> **TASK INSTRUCTIONS**
Transcribe the data in full and exactly, omitting any pictures.
** BEGIN INFORMATION PROVIDED **
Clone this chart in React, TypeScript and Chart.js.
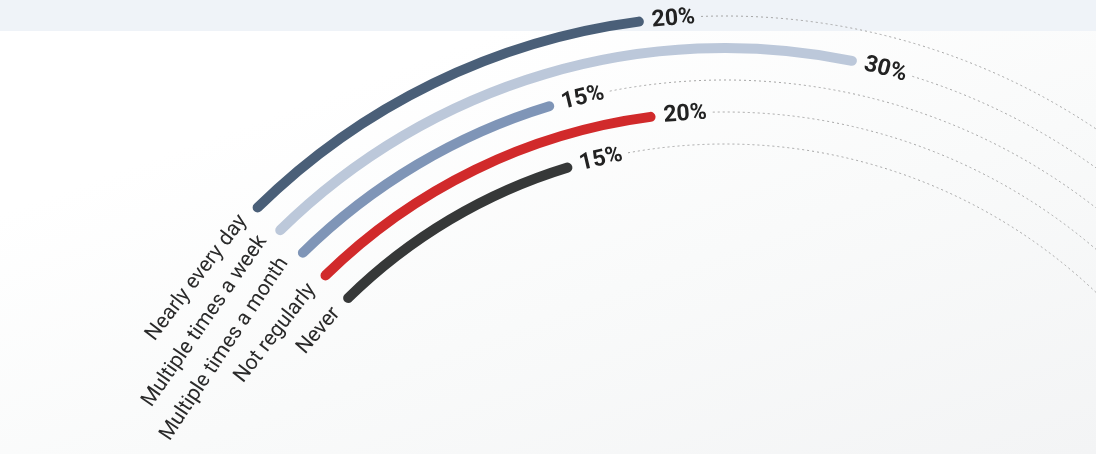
import React, { useEffect, useRef } from "react";
import { Chart, registerables } from "chart.js";

Chart.register(...registerables);

// ---- data ----
const categories = [
  "Nearly every day",
  "Multiple times a week",
  "Multiple times a month",
  "Not regularly",
  "Never",
];
const values = [20, 30, 15, 20, 15];
const valueLabels = ["20%", "30%", "15%", "20%", "15%"];
const colors = ["#4a5f78", "#bcc8da", "#7f95b7", "#d12a2b", "#363838"];
const scaleMax = 100;

// ---- geometry / style ----
const SWEEP_DEG = 190; // angle covered by 0..scaleMax
const START_DEG = -45;
const RING_W = 10;
const GAP_W = 22;
const OUTER_R = 671;
const CANVAS_W = 1096;
const CANVAS_H = 1364; // taller than the view so the circle centre lies below it
const PAD_LEFT = 354;

const radialLabelPlugin = {
  id: "radialLabels",
  afterDatasetsDraw(chart: any) {
    const ctx = chart.ctx as CanvasRenderingContext2D;
    chart.data.datasets.forEach((ds: any, i: number) => {
      if (!ds.isRing) return;
      const meta = chart.getDatasetMeta(i);
      const bar = meta.data[0];
      const rest = meta.data[1];
      const { x, y, startAngle, endAngle, innerRadius, outerRadius } = bar.getProps(
        ["x", "y", "startAngle", "endAngle", "innerRadius", "outerRadius"],
        true
      );
      const r = (innerRadius + outerRadius) / 2;
      ctx.save();

      // value label after arc end
      ctx.font = "bold 23px Roboto";
      ctx.fillStyle = "#222222";
      ctx.textAlign = "center";
      ctx.textBaseline = "middle";
      const vt = ds.valueText;
      const vw = ctx.measureText(vt).width;
      const vGap = 8;
      const vc = endAngle + (vGap + vw / 2) / r;
      ctx.save();
      ctx.translate(x + r * Math.cos(vc), y + r * Math.sin(vc));
      ctx.rotate(vc + Math.PI / 2);
      ctx.fillText(vt, 0, 1);
      ctx.restore();

      // dotted track continuation
      ctx.beginPath();
      ctx.setLineDash([2, 3]);
      ctx.strokeStyle = "#a4a4a4";
      ctx.lineWidth = 1;
      ctx.arc(x, y, r, endAngle + (vGap + vw + 6) / r, rest.endAngle);
      ctx.stroke();
      ctx.setLineDash([]);

      // category label before arc start
      ctx.font = "21px Roboto";
      ctx.fillStyle = "#2a2a2a";
      const ct = ds.label;
      const cw = ctx.measureText(ct).width;
      const cGap = 12;
      const cc = startAngle - (cGap + cw / 2) / r;
      ctx.save();
      ctx.translate(x + r * Math.cos(cc), y + r * Math.sin(cc));
      ctx.rotate(cc + Math.PI / 2);
      ctx.fillText(ct, 0, 1);
      ctx.restore();

      ctx.restore();
    });
  },
};

export default function App() {
  const ref = useRef<HTMLCanvasElement>(null);

  useEffect(() => {
    const datasets: any[] = [];
    categories.forEach((cat, i) => {
      if (i > 0) {
        datasets.push({
          label: "",
          data: [1],
          backgroundColor: ["rgba(0,0,0,0)"],
          borderWidth: 0,
          weight: GAP_W,
        });
      }
      datasets.push({
        label: cat,
        isRing: true,
        valueText: valueLabels[i],
        data: [values[i], scaleMax - values[i]],
        backgroundColor: [colors[i], "rgba(0,0,0,0)"],
        borderWidth: 0,
        borderRadius: RING_W / 2,
        weight: RING_W,
        rotation: START_DEG,
        circumference: SWEEP_DEG,
        clip: false,
      });
    });
    const totalW = RING_W * categories.length + GAP_W * (categories.length - 1);
    const cutoutPct = ((OUTER_R - totalW) / OUTER_R) * 100;

    const chart = new Chart(ref.current as HTMLCanvasElement, {
      type: "doughnut",
      data: { labels: ["value", "rest"], datasets },
      options: {
        animation: false,
        responsive: false,
        events: [],
        radius: OUTER_R,
        cutout: cutoutPct + "%",
        layout: { padding: { left: PAD_LEFT, right: 0, top: 0, bottom: 0 } },
        plugins: {
          legend: { display: false },
          tooltip: { enabled: false },
        },
      } as any,
      plugins: [radialLabelPlugin],
    });
    return () => chart.destroy();
  }, []);

  return (
    <div
      style={{
        position: "fixed",
        left: 0,
        top: 0,
        width: 1096,
        height: 454,
        overflow: "hidden",
        background: "linear-gradient(160deg, #ffffff 25%, #f9fafa 60%, #f3f4f5 100%)",
      }}
    >
      <div
        style={{
          position: "absolute",
          left: 0,
          top: 0,
          width: "100%",
          height: 31,
          background: "#eff3f8",
        }}
      />
      <canvas
        ref={ref}
        width={CANVAS_W}
        height={CANVAS_H}
        style={{ position: "absolute", left: 0, top: 0, width: CANVAS_W, height: CANVAS_H }}
      />
    </div>
  );
}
** END INFORMATION PROVIDED **
> **TASK SOLUTION**
Clone this chart in React, TypeScript and Chart.js.
import React, { useEffect, useRef } from "react";
import { Chart, registerables } from "chart.js";

Chart.register(...registerables);

// ---- data ----
const categories = [
  "Nearly every day",
  "Multiple times a week",
  "Multiple times a month",
  "Not regularly",
  "Never",
];
const values = [20, 30, 15, 20, 15];
const valueLabels = ["20%", "30%", "15%", "20%", "15%"];
const colors = ["#4a5f78", "#bcc8da", "#7f95b7", "#d12a2b", "#363838"];
const scaleMax = 100;

// ---- geometry / style ----
const SWEEP_DEG = 190; // angle covered by 0..scaleMax
const START_DEG = -45;
const RING_W = 10;
const GAP_W = 22;
const OUTER_R = 671;
const CANVAS_W = 1096;
const CANVAS_H = 1364; // taller than the view so the circle centre lies below it
const PAD_LEFT = 354;

const radialLabelPlugin = {
  id: "radialLabels",
  afterDatasetsDraw(chart: any) {
    const ctx = chart.ctx as CanvasRenderingContext2D;
    chart.data.datasets.forEach((ds: any, i: number) => {
      if (!ds.isRing) return;
      const meta = chart.getDatasetMeta(i);
      const bar = meta.data[0];
      const rest = meta.data[1];
      const { x, y, startAngle, endAngle, innerRadius, outerRadius } = bar.getProps(
        ["x", "y", "startAngle", "endAngle", "innerRadius", "outerRadius"],
        true
      );
      const r = (innerRadius + outerRadius) / 2;
      ctx.save();

      // value label after arc end
      ctx.font = "bold 23px Roboto";
      ctx.fillStyle = "#222222";
      ctx.textAlign = "center";
      ctx.textBaseline = "middle";
      const vt = ds.valueText;
      const vw = ctx.measureText(vt).width;
      const vGap = 8;
      const vc = endAngle + (vGap + vw / 2) / r;
      ctx.save();
      ctx.translate(x + r * Math.cos(vc), y + r * Math.sin(vc));
      ctx.rotate(vc + Math.PI / 2);
      ctx.fillText(vt, 0, 1);
      ctx.restore();

      // dotted track continuation
      ctx.beginPath();
      ctx.setLineDash([2, 3]);
      ctx.strokeStyle = "#a4a4a4";
      ctx.lineWidth = 1;
      ctx.arc(x, y, r, endAngle + (vGap + vw + 6) / r, rest.endAngle);
      ctx.stroke();
      ctx.setLineDash([]);

      // category label before arc start
      ctx.font = "21px Roboto";
      ctx.fillStyle = "#2a2a2a";
      const ct = ds.label;
      const cw = ctx.measureText(ct).width;
      const cGap = 12;
      const cc = startAngle - (cGap + cw / 2) / r;
      ctx.save();
      ctx.translate(x + r * Math.cos(cc), y + r * Math.sin(cc));
      ctx.rotate(cc + Math.PI / 2);
      ctx.fillText(ct, 0, 1);
      ctx.restore();

      ctx.restore();
    });
  },
};

export default function App() {
  const ref = useRef<HTMLCanvasElement>(null);

  useEffect(() => {
    const datasets: any[] = [];
    categories.forEach((cat, i) => {
      if (i > 0) {
        datasets.push({
          label: "",
          data: [1],
          backgroundColor: ["rgba(0,0,0,0)"],
          borderWidth: 0,
          weight: GAP_W,
        });
      }
      datasets.push({
        label: cat,
        isRing: true,
        valueText: valueLabels[i],
        data: [values[i], scaleMax - values[i]],
        backgroundColor: [colors[i], "rgba(0,0,0,0)"],
        borderWidth: 0,
        borderRadius: RING_W / 2,
        weight: RING_W,
        rotation: START_DEG,
        circumference: SWEEP_DEG,
        clip: false,
      });
    });
    const totalW = RING_W * categories.length + GAP_W * (categories.length - 1);
    const cutoutPct = ((OUTER_R - totalW) / OUTER_R) * 100;

    const chart = new Chart(ref.current as HTMLCanvasElement, {
      type: "doughnut",
      data: { labels: ["value", "rest"], datasets },
      options: {
        animation: false,
        responsive: false,
        events: [],
        radius: OUTER_R,
        cutout: cutoutPct + "%",
        layout: { padding: { left: PAD_LEFT, right: 0, top: 0, bottom: 0 } },
        plugins: {
          legend: { display: false },
          tooltip: { enabled: false },
        },
      } as any,
      plugins: [radialLabelPlugin],
    });
    return () => chart.destroy();
  }, []);

  return (
    <div
      style={{
        position: "fixed",
        left: 0,
        top: 0,
        width: 1096,
        height: 454,
        overflow: "hidden",
        background: "linear-gradient(160deg, #ffffff 25%, #f9fafa 60%, #f3f4f5 100%)",
      }}
    >
      <div
        style={{
          position: "absolute",
          left: 0,
          top: 0,
          width: "100%",
          height: 31,
          background: "#eff3f8",
        }}
      />
      <canvas
        ref={ref}
        width={CANVAS_W}
        height={CANVAS_H}
        style={{ position: "absolute", left: 0, top: 0, width: CANVAS_W, height: CANVAS_H }}
      />
    </div>
  );
}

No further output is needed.